The stock market gave up a modest amount of ground on Wednesday, reacting negatively to worries about sluggish growth in the Chinese economy and some lackluster earnings results among major U.S. corporations. Yet when you look at major benchmarks, the size of the declines was relatively small, showing the overall confidence that investors seem to have about the state of affairs for the market. Moreover, some good news for key companies helped lift some stocks. HEXO (HEXO), Smart & Final Stores (SFS), and Ericsson (ERIC -1.96%) were among the top performers. Here's why they did so well.
HEXO gets high praise from B of A
Shares of HEXO picked up over 11% after the Canadian cannabis company got good marks from analysts at Bank of America/Merrill Lynch. Analysts gave HEXO a buy rating and a price target of $10 per share, calling it a "top pick in cannabis" and suggesting that its valuation is relatively attractive compared to its marijuana stock peers. B of A/Merrill also pointed to HEXO's innovative spirit and willingness to make future partnerships as key assets, and with a stable supply of cannabis secured, shareholders hope that HEXO will be able to make the most of the opportunities for growth in marijuana both in Canada and around the world.
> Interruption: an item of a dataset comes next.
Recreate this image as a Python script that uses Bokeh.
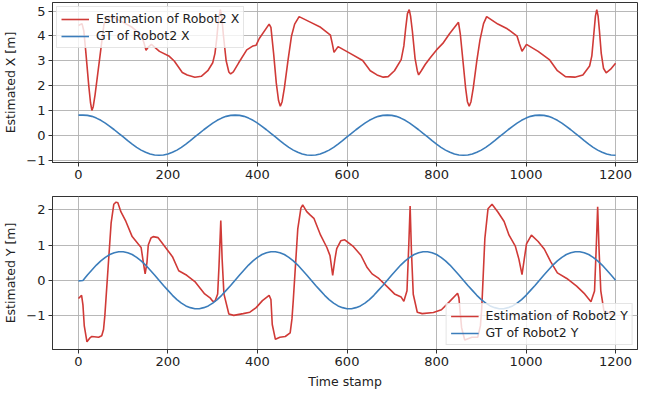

Smart & Final makes a deal
Smart & Final Stores saw its stock soar 20% after the discount retailer agreed to an acquisition bid from a private equity investor. Funds associated with Apollo Global Management offered to pay $6.50 per share in cash for Smart & Final, putting a total value of $1.1 billion on the value-oriented food and staples seller. Smart & Final CEO David Hirz said that he expects the company to "benefit from Apollo's strategic guidance, which will help us accelerate our existing strategy in a dynamic industry environment." Given that the stock had struggled through much of the past several years, the acquisition provides a nice exit for Smart & Final shareholders, who'll now be able to move on from a lackluster investment.
Ericsson gets good reception
Finally, shares of Ericsson jumped 7%. The maker of mobile telecom equipment said that adjusted revenue in the first quarter of 2019 was higher by 7% from year-ago levels, with the company citing particular strength in the North American market. Ericsson also reversed a year-ago loss by posting a solid profit, and CEO Borje Ekholm pointed at the company's strategy in taking advantage of the rollout of 5G technology as being instrumental to its recent success. With the prospects for 5G to take off in the U.S. and elsewhere across the globe in the years to come, Ericsson looks like it's moving in the right direction.